● **Work required**
The records below need retyping in full; give them again exactly.

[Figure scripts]
-------------------------

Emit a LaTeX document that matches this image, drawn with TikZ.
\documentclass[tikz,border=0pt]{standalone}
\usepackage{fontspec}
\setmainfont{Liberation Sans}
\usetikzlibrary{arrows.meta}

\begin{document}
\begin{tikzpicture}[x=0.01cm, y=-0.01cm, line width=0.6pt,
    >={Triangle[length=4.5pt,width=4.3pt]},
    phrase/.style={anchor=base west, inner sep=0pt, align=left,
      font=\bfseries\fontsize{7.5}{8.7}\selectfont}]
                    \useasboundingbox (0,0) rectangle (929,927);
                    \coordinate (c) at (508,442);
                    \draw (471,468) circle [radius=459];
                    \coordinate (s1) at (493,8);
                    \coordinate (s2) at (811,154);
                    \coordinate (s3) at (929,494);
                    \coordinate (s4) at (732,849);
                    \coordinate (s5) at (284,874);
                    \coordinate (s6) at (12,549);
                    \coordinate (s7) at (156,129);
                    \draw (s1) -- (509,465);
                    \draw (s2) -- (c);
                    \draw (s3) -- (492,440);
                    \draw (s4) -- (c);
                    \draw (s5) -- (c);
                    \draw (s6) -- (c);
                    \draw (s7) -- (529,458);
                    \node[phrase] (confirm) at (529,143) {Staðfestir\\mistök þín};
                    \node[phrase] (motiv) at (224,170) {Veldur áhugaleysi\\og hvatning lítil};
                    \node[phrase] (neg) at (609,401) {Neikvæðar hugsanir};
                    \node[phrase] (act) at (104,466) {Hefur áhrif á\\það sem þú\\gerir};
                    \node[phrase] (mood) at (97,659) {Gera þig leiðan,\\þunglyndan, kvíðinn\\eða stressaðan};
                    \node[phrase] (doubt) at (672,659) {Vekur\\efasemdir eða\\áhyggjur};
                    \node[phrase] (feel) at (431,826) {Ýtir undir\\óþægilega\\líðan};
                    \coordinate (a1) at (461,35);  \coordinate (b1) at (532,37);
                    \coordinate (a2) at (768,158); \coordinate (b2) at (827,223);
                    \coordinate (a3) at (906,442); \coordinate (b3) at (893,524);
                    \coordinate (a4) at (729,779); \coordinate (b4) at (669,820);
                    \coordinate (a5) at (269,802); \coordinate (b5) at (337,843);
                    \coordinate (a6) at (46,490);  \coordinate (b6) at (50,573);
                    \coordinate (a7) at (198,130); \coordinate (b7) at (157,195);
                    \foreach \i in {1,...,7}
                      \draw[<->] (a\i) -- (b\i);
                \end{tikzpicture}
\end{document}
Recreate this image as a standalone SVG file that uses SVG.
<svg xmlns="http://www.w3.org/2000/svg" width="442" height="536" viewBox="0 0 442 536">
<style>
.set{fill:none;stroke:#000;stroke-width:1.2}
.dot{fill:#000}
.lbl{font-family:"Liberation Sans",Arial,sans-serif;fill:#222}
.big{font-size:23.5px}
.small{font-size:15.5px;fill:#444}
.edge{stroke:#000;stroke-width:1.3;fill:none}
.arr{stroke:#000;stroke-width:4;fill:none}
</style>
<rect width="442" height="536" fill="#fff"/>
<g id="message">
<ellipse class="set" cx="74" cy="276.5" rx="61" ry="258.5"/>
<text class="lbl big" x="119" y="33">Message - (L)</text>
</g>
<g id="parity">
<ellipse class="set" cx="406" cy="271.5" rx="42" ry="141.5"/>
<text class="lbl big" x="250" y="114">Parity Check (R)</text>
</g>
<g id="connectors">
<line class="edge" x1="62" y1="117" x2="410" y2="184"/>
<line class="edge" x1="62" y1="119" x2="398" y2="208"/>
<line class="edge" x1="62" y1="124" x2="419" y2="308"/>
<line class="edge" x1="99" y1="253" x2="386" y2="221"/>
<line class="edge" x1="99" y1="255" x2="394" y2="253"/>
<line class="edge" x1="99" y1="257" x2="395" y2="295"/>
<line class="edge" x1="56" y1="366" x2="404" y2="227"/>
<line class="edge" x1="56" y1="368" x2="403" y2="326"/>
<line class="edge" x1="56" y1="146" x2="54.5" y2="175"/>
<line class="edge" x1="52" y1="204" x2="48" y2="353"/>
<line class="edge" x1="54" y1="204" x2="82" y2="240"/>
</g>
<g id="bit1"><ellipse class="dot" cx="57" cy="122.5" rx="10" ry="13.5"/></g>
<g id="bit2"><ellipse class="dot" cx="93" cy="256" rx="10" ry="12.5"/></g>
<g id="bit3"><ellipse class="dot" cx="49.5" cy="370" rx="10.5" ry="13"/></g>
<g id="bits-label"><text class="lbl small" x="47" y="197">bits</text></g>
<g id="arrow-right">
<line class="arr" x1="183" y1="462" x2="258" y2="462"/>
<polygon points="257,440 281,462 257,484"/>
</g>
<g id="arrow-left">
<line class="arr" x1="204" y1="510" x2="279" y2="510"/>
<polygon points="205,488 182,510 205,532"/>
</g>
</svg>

-------------------------

● **The output**
Emit a LaTeX document that matches this image, drawn with TikZ.
\documentclass[tikz,border=0pt]{standalone}
\usepackage{fontspec}
\setmainfont{Liberation Sans}
\usetikzlibrary{arrows.meta}

\begin{document}
\begin{tikzpicture}[x=0.01cm, y=-0.01cm, line width=0.6pt,
    >={Triangle[length=4.5pt,width=4.3pt]},
    phrase/.style={anchor=base west, inner sep=0pt, align=left,
      font=\bfseries\fontsize{7.5}{8.7}\selectfont}]
                    \useasboundingbox (0,0) rectangle (929,927);
                    \coordinate (c) at (508,442);
                    \draw (471,468) circle [radius=459];
                    \coordinate (s1) at (493,8);
                    \coordinate (s2) at (811,154);
                    \coordinate (s3) at (929,494);
                    \coordinate (s4) at (732,849);
                    \coordinate (s5) at (284,874);
                    \coordinate (s6) at (12,549);
                    \coordinate (s7) at (156,129);
                    \draw (s1) -- (509,465);
                    \draw (s2) -- (c);
                    \draw (s3) -- (492,440);
                    \draw (s4) -- (c);
                    \draw (s5) -- (c);
                    \draw (s6) -- (c);
                    \draw (s7) -- (529,458);
                    \node[phrase] (confirm) at (529,143) {Staðfestir\\mistök þín};
                    \node[phrase] (motiv) at (224,170) {Veldur áhugaleysi\\og hvatning lítil};
                    \node[phrase] (neg) at (609,401) {Neikvæðar hugsanir};
                    \node[phrase] (act) at (104,466) {Hefur áhrif á\\það sem þú\\gerir};
                    \node[phrase] (mood) at (97,659) {Gera þig leiðan,\\þunglyndan, kvíðinn\\eða stressaðan};
                    \node[phrase] (doubt) at (672,659) {Vekur\\efasemdir eða\\áhyggjur};
                    \node[phrase] (feel) at (431,826) {Ýtir undir\\óþægilega\\líðan};
                    \coordinate (a1) at (461,35);  \coordinate (b1) at (532,37);
                    \coordinate (a2) at (768,158); \coordinate (b2) at (827,223);
                    \coordinate (a3) at (906,442); \coordinate (b3) at (893,524);
                    \coordinate (a4) at (729,779); \coordinate (b4) at (669,820);
                    \coordinate (a5) at (269,802); \coordinate (b5) at (337,843);
                    \coordinate (a6) at (46,490);  \coordinate (b6) at (50,573);
                    \coordinate (a7) at (198,130); \coordinate (b7) at (157,195);
                    \foreach \i in {1,...,7}
                      \draw[<->] (a\i) -- (b\i);
                \end{tikzpicture}
\end{document}
Recreate this image as a standalone SVG file that uses SVG.
<svg xmlns="http://www.w3.org/2000/svg" width="442" height="536" viewBox="0 0 442 536">
<style>
.set{fill:none;stroke:#000;stroke-width:1.2}
.dot{fill:#000}
.lbl{font-family:"Liberation Sans",Arial,sans-serif;fill:#222}
.big{font-size:23.5px}
.small{font-size:15.5px;fill:#444}
.edge{stroke:#000;stroke-width:1.3;fill:none}
.arr{stroke:#000;stroke-width:4;fill:none}
</style>
<rect width="442" height="536" fill="#fff"/>
<g id="message">
<ellipse class="set" cx="74" cy="276.5" rx="61" ry="258.5"/>
<text class="lbl big" x="119" y="33">Message - (L)</text>
</g>
<g id="parity">
<ellipse class="set" cx="406" cy="271.5" rx="42" ry="141.5"/>
<text class="lbl big" x="250" y="114">Parity Check (R)</text>
</g>
<g id="connectors">
<line class="edge" x1="62" y1="117" x2="410" y2="184"/>
<line class="edge" x1="62" y1="119" x2="398" y2="208"/>
<line class="edge" x1="62" y1="124" x2="419" y2="308"/>
<line class="edge" x1="99" y1="253" x2="386" y2="221"/>
<line class="edge" x1="99" y1="255" x2="394" y2="253"/>
<line class="edge" x1="99" y1="257" x2="395" y2="295"/>
<line class="edge" x1="56" y1="366" x2="404" y2="227"/>
<line class="edge" x1="56" y1="368" x2="403" y2="326"/>
<line class="edge" x1="56" y1="146" x2="54.5" y2="175"/>
<line class="edge" x1="52" y1="204" x2="48" y2="353"/>
<line class="edge" x1="54" y1="204" x2="82" y2="240"/>
</g>
<g id="bit1"><ellipse class="dot" cx="57" cy="122.5" rx="10" ry="13.5"/></g>
<g id="bit2"><ellipse class="dot" cx="93" cy="256" rx="10" ry="12.5"/></g>
<g id="bit3"><ellipse class="dot" cx="49.5" cy="370" rx="10.5" ry="13"/></g>
<g id="bits-label"><text class="lbl small" x="47" y="197">bits</text></g>
<g id="arrow-right">
<line class="arr" x1="183" y1="462" x2="258" y2="462"/>
<polygon points="257,440 281,462 257,484"/>
</g>
<g id="arrow-left">
<line class="arr" x1="204" y1="510" x2="279" y2="510"/>
<polygon points="205,488 182,510 205,532"/>
</g>
</svg>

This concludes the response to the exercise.